2016-09-06 Thread Linus Torvalds
On Tue, Sep 6, 2016 at 2:11 PM, Bjorn Andersson
 wrote:
> On Tue 06 Sep 11:32 PDT 2016, Linus Torvalds wrote:
>
>> On Tue, Sep 6, 2016 at 10:46 AM, Bjorn Andersson
>> Nobody has actually answered the "why don't we just tie the firmware
>> and module together" question.
>
> The answer to this depends on the details of the suggestion; but
> generally there's a much stronger bond between the kernel and the driver
> than between the driver and the firmware in my cases.

I call BS.

Let me be very clear. I'm not applying that shit-for-brains stupid
patch, and will not be pulling it unless somebody tricks me into it.

Because all these arguments make no sense at all.

If the driver doesn't work without the firmware, then anybody who
distributes the driver binary without a firmware is just
*fundamentally* doing something insane. You may do it for
*development* purposes, but doing so for actual *use* would be
entirely pointless.

See my point? If a distribution is distributing the driver without the
firmware, then what the hell is the point of such a thing?

But even if you decide to do that for some odd reason, the patch is
still just stupid. Instead of adding some crazy infrastructure for
"now I've mounted everything", you could equally well just

 (a) make the driver fail the module load if it cannot find a firmware binary

 (b) after user space has mounted everything, just do "insmod -a"
again (or insmod just that driver).

See? The point is, this "generic" hacky interface is just stupid. It's
not adding any value.
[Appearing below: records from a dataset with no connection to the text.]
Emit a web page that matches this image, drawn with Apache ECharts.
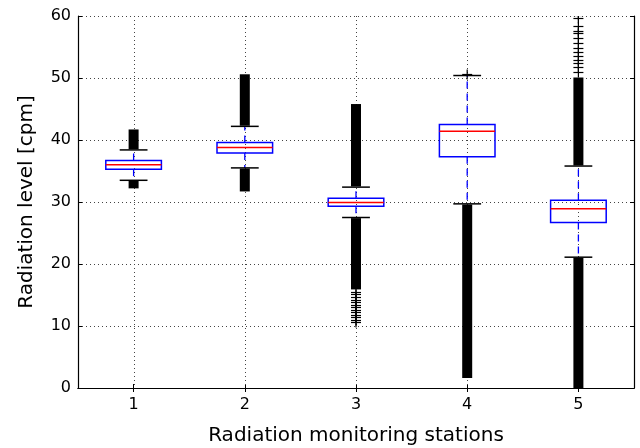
<!DOCTYPE html>
<html>
<head>
<meta charset="utf-8">
<script src="https://cdn.jsdelivr.net/npm/echarts@6/dist/echarts.min.js"></script>
<style>html,body{margin:0;padding:0;background:#fff}#c{width:640px;height:448px}</style>
</head>
<body>
<div id="c"></div>
<script>
// ---- data ----
const stations = ['1', '2', '3', '4', '5'];
const whiskerLow  = [33.5, 35.5, 27.5, 29.7, 21.1];
const q1          = [35.3, 37.9, 29.3, 37.3, 26.7];
const median      = [36.0, 38.8, 29.9, 41.4, 28.9];
const q3          = [36.7, 39.6, 30.6, 42.5, 30.3];
const whiskerHigh = [38.4, 42.2, 32.4, 50.4, 35.8];
const yTicks = [0, 10, 20, 30, 40, 50, 60];
// dense runs of outliers: [station index, low, high]
const outlierRuns = [
  [0, 38.5, 41.7], [0, 32.2, 33.4],
  [1, 42.3, 50.6], [1, 31.7, 35.4],
  [2, 32.5, 45.8], [2, 15.9, 27.4],
  [3, 1.6, 29.6],
  [4, 35.9, 50.1], [4, -1, 21.0]
];
// isolated outliers: [station index, value]
const outlierPoints = [
  [2, 15.5], [2, 15.1], [2, 14.6], [2, 14.2], [2, 13.8], [2, 13.4], [2, 13.0],
  [2, 12.6], [2, 12.2], [2, 11.8], [2, 11.4], [2, 11.0], [2, 10.6],
  [3, 50.7],
  [4, 51.0], [4, 51.7], [4, 52.4], [4, 52.9], [4, 53.6], [4, 54.2], [4, 54.9],
  [4, 55.7], [4, 56.4], [4, 57.3], [4, 57.6], [4, 58.4], [4, 59.6], [4, 60.2]
];

const FONT = 'DejaVu Sans';
const chart = echarts.init(document.getElementById('c'), null, {renderer: 'canvas'});

function vgrid(params, api) {
  const i = api.value(0);
  const x = Math.round(api.coord([i, 0])[0]) + 0.5;
  const cs = params.coordSys;
  return {
    type: 'line',
    shape: {x1: x, y1: cs.y, x2: x, y2: cs.y + cs.height},
    style: {stroke: '#444', lineWidth: 1, lineDash: [1, 3]}
  };
}

function runItem(params, api) {
  const i = api.value(0);
  const x = api.coord([i, 0])[0];
  const yLo = api.coord([i, api.value(1)])[1];
  const yHi = api.coord([i, api.value(2)])[1];
  return {
    type: 'rect',
    shape: {x: x - 5, y: yHi, width: 10, height: yLo - yHi},
    style: {fill: '#000'}
  };
}

function pointItem(params, api) {
  const i = api.value(0);
  const p = api.coord([i, api.value(1)]);
  const x = p[0], y = Math.round(p[1]) + 0.5;
  return {
    type: 'group',
    children: [
      {type: 'line', shape: {x1: x - 5, y1: y, x2: x + 5, y2: y}, style: {stroke: '#000', lineWidth: 1.2}},
      {type: 'line', shape: {x1: x, y1: y - 5, x2: x, y2: y + 5}, style: {stroke: '#000', lineWidth: 1.2}}
    ]
  };
}

function boxItem(params, api) {
  const i = api.value(0);
  const x = api.coord([i, 0])[0];
  const bw = api.size([1, 0])[0] * 0.5;
  const cw = bw * 0.5;
  const yWl = api.coord([i, api.value(1)])[1];
  const yQ1 = api.coord([i, api.value(2)])[1];
  const yMd = api.coord([i, api.value(3)])[1];
  const yQ3 = api.coord([i, api.value(4)])[1];
  const yWh = api.coord([i, api.value(5)])[1];
  const dash = {stroke: '#0000ff', lineWidth: 1.3, lineDash: [7, 5]};
  return {
    type: 'group',
    children: [
      {type: 'line', shape: {x1: x, y1: yQ3, x2: x, y2: yWh}, style: dash},
      {type: 'line', shape: {x1: x, y1: yQ1, x2: x, y2: yWl}, style: dash},
      {type: 'line', shape: {x1: x - cw / 2, y1: yWh, x2: x + cw / 2, y2: yWh}, style: {stroke: '#000', lineWidth: 1.5}},
      {type: 'line', shape: {x1: x - cw / 2, y1: yWl, x2: x + cw / 2, y2: yWl}, style: {stroke: '#000', lineWidth: 1.5}},
      {type: 'rect', shape: {x: x - bw / 2, y: yQ3, width: bw, height: yQ1 - yQ3}, style: {fill: 'none', stroke: '#0000ff', lineWidth: 1.5}},
      {type: 'line', shape: {x1: x - bw / 2, y1: yMd, x2: x + bw / 2, y2: yMd}, style: {stroke: '#ff0000', lineWidth: 1.5}}
    ]
  };
}

const axisLine = {show: true, lineStyle: {color: '#000', width: 1.2}};
const tickStyle = {show: true, inside: true, length: 4, lineStyle: {color: '#000', width: 1}};

chart.setOption({
  animation: false,
  backgroundColor: '#fff',
  grid: {left: 78, right: 6, top: 16, bottom: 60, containLabel: false, outerBoundsMode: 'none'},
  xAxis: [{
    type: 'category', data: stations, position: 'bottom',
    boundaryGap: true,
    axisLine: axisLine,
    axisTick: Object.assign({alignWithLabel: true}, tickStyle),
    axisLabel: {color: '#000', fontFamily: FONT, fontSize: 16, margin: 9},
    splitLine: {show: false},
    name: 'Radiation monitoring stations', nameLocation: 'middle', nameGap: 38,
    nameTextStyle: {color: '#000', fontFamily: FONT, fontSize: 20}
  }, {
    type: 'category', data: stations, position: 'top',
    boundaryGap: true,
    axisLine: axisLine,
    axisTick: Object.assign({alignWithLabel: true}, tickStyle),
    axisLabel: {show: false},
    splitLine: {show: false}
  }],
  yAxis: [{
    type: 'value', min: 0, max: 60, interval: 10, position: 'left',
    axisLine: axisLine,
    axisTick: tickStyle,
    axisLabel: {color: '#000', fontFamily: FONT, fontSize: 16, margin: 7},
    splitLine: {show: true, lineStyle: {color: '#444', width: 1, type: [1, 3]}},
    name: 'Radiation level [cpm]', nameLocation: 'middle', nameGap: 41,
    nameTextStyle: {color: '#000', fontFamily: FONT, fontSize: 20}
  }, {
    type: 'value', min: 0, max: 60, interval: 10, position: 'right',
    axisLine: axisLine,
    axisTick: tickStyle,
    axisLabel: {show: false},
    splitLine: {show: false}
  }],
  series: [
    {type: 'custom', renderItem: vgrid, data: stations.map((s, i) => [i]), z: 1, silent: true},
    {type: 'custom', renderItem: runItem, data: outlierRuns, z: 2, clip: true, silent: true},
    {type: 'custom', renderItem: pointItem, data: outlierPoints, z: 2, clip: true, silent: true},
    {type: 'custom', renderItem: boxItem,
     data: stations.map((s, i) => [i, whiskerLow[i], q1[i], median[i], q3[i], whiskerHigh[i]]),
     z: 3, clip: true, silent: true}
  ]
});
</script>
</body>
</html>
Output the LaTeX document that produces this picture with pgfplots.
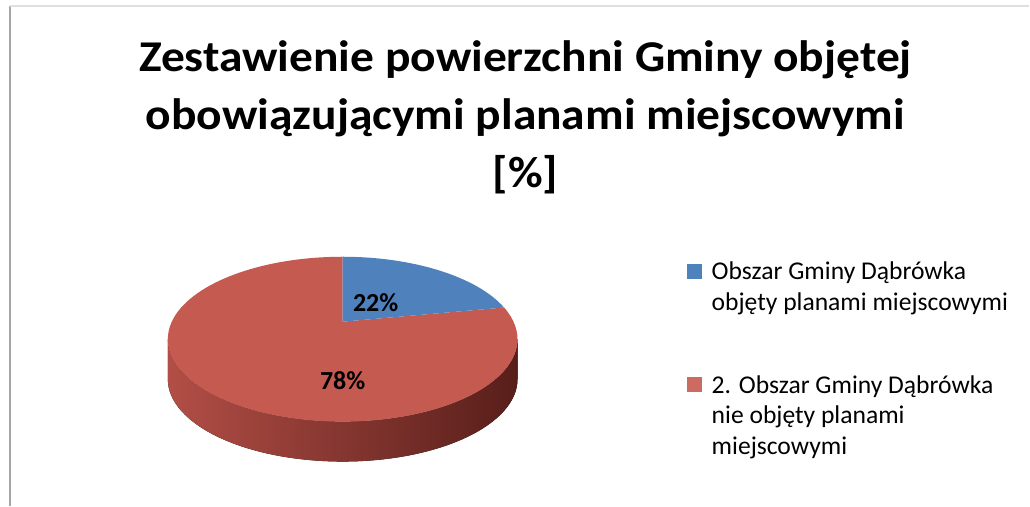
\documentclass[border=0pt]{standalone}
\usepackage{pgfplots}
\usepackage{pgfplotstable}
\pgfplotsset{compat=1.18}
\usepackage{fontspec}
\setmainfont{Carlito}
\definecolor{blueC}{RGB}{79,129,189}
\definecolor{redC}{RGB}{197,90,81}
\definecolor{sideL}{RGB}{178,78,70}
\definecolor{sideR}{RGB}{88,30,26}
\pgfplotstableread{
label value
A 22
B 78
}\piedata
\newcommand{\ttl}[1]{\scalebox{1.08}[1]{#1}}
\begin{document}
\begin{tikzpicture}
\pgfplotstablegetelem{0}{value}\of\piedata
\let\vA\pgfplotsretval
\pgfmathsetmacro{\th}{90-3.6*\vA}
\pgfmathsetmacro{\den}{1+0.2121*sin(\th)}
\pgfmathsetmacro{\X}{171*cos(\th)/\den}
\pgfmathsetmacro{\Y}{(82.5*sin(\th)+17.5)/\den}
\pgfmathsetmacro{\ph}{atan2(\Y/82.5,\X/175)}
\pgfmathsetmacro{\phr}{\ph+360}
\begin{axis}[scale only axis, width=515pt, height=253pt,
  xmin=0, xmax=1030, ymin=0, ymax=506, hide axis, clip=false]
\path (axis cs:0,0) rectangle (axis cs:1030,506);
% frame lines
\draw[line width=1pt, gray!70] (axis cs:10,0) -- (axis cs:10,500);
\draw[line width=1pt, gray!25] (axis cs:10,499.5) -- (axis cs:1030,499.5);
% side
\fill[left color=sideL, right color=sideR] (axis cs:168,166.5)
  arc[start angle=180, end angle=360, x radius=175, y radius=82.5]
  -- (axis cs:518,126.5)
  arc[start angle=360, end angle=180, x radius=175, y radius=82.5]
  -- cycle;
% top face
\fill[redC] (axis cs:343,184) -- (axis cs:343,249)
  arc[start angle=90, end angle=\phr, x radius=175, y radius=82.5] -- cycle;
\fill[blueC] (axis cs:343,184) -- (axis cs:343,249)
  arc[start angle=90, end angle=\ph, x radius=175, y radius=82.5] -- cycle;
\node[font=\fontsize{13}{15}\selectfont\bfseries] at (axis cs:376,203) {22\%};
\node[font=\fontsize{13}{15}\selectfont\bfseries] at (axis cs:343,125) {78\%};
% title
\node[anchor=base, font=\fontsize{22}{26}\selectfont\bfseries] at (axis cs:526,434) {\ttl{Zestawienie powierzchni Gminy objętej}};
\node[anchor=base, font=\fontsize{22}{26}\selectfont\bfseries] at (axis cs:526,376) {\ttl{obowiązującymi planami miejscowymi}};
\node[anchor=base, font=\fontsize{22}{26}\selectfont\bfseries] at (axis cs:526,318) {\ttl{[\%]}};
% legend
\fill[blueC] (axis cs:688,227) rectangle (axis cs:703,242);
\fill[redC!90] (axis cs:688,114) rectangle (axis cs:703,129);
\node[anchor=base west, inner sep=0pt, font=\fontsize{12.8}{14}\selectfont] at (axis cs:712,226) {Obszar Gminy Dąbrówka};
\node[anchor=base west, inner sep=0pt, font=\fontsize{12.8}{14}\selectfont] at (axis cs:712,195) {objęty planami miejscowymi};
\node[anchor=base west, inner sep=0pt, font=\fontsize{12.8}{14}\selectfont] at (axis cs:712,112) {2. Obszar Gminy Dąbrówka};
\node[anchor=base west, inner sep=0pt, font=\fontsize{12.8}{14}\selectfont] at (axis cs:712,82) {nie objęty planami};
\node[anchor=base west, inner sep=0pt, font=\fontsize{12.8}{14}\selectfont] at (axis cs:712,51) {miejscowymi};
\end{axis}
\end{tikzpicture}
\end{document}
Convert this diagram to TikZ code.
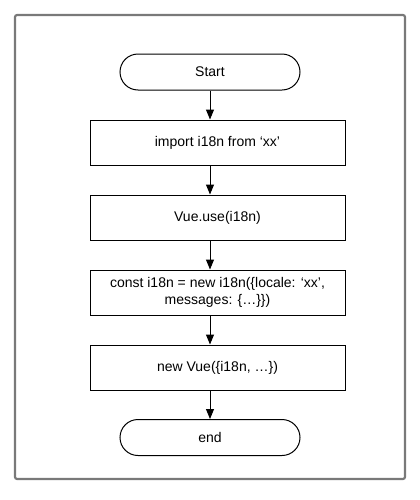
\documentclass[tikz,border=0pt]{standalone}
\usepackage{fontspec}
\setmainfont{Liberation Sans}
\usetikzlibrary{arrows.meta}
\begin{document}
\begin{tikzpicture}[x=0.75pt,y=-0.75pt,
  every node/.style={font=\fontsize{10.5pt}{12.5pt}\selectfont, inner sep=0pt, align=center},
  stepbox/.style={draw=black, line width=0.75pt, minimum width=191.25pt, minimum height=33.75pt},
  termbox/.style={draw=black, line width=0.75pt, rounded corners=13.5pt, minimum width=135pt, minimum height=27pt},
  flow/.style={draw=black, line width=0.75pt, -{Triangle[length=7.5pt,width=6pt]}}]
\useasboundingbox (0,0) rectangle (420,500);
\draw[draw=gray!95!black, line width=1.6pt, rounded corners=1.5pt] (15,15) rectangle (405,479);
\node[termbox] (start) at (210,72) {Start};
\node[stepbox] (imp) at (217.5,142.5) {import i18n from ‘xx’};
\node[stepbox] (use) at (217.5,217.5) {Vue.use(i18n)};
\node[stepbox] (cst) at (217.5,292.5) {const i18n = new i18n(\{locale: ‘xx’,\\messages: \{…\}\})};
\node[stepbox] (nv) at (217.5,367.5) {new Vue(\{i18n, …\})};
\node[termbox] (end) at (210,437.5) {end};
\draw[flow] (start.south) -- (start.south |- imp.north);
\draw[flow] (imp.south -| start.south) -- (start.south |- use.north);
\draw[flow] (use.south -| start.south) -- (start.south |- cst.north);
\draw[flow] (cst.south -| start.south) -- (start.south |- nv.north);
\draw[flow] (nv.south -| start.south) -- (end.north);
\end{tikzpicture}
\end{document}
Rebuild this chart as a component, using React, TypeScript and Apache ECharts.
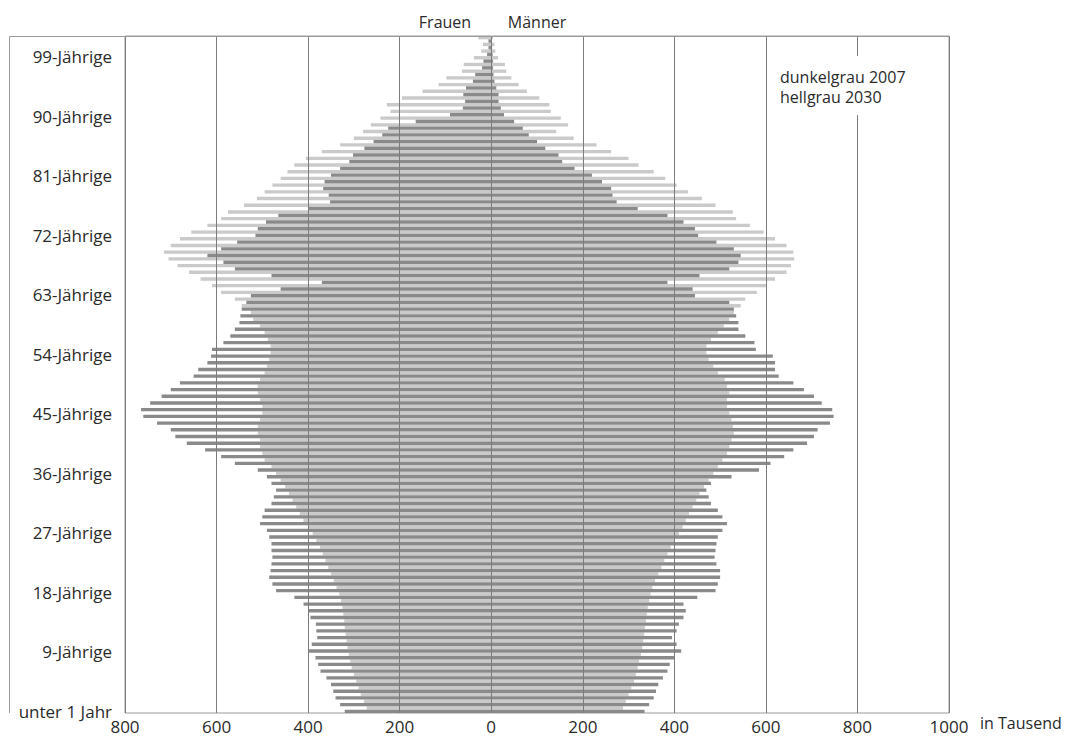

If you add user space "I'm ready now" points
anyway, you might as well make those points do the right thing and
just load the module that is now loadable.

We could mark such "late loading" modules explicitly if people want
to, so that you can automate the whole thing about delaying the
loading in user space.

At no point does it make sense to say "I have now mounted all the
important filesystems". Maybe the firmware is extracted later by user
space downloading it from the internet, and the module will then work
only after that point"./

This whole "I have mounted important filesystems" is just pure and
utter garbage. Stop pushing this shit.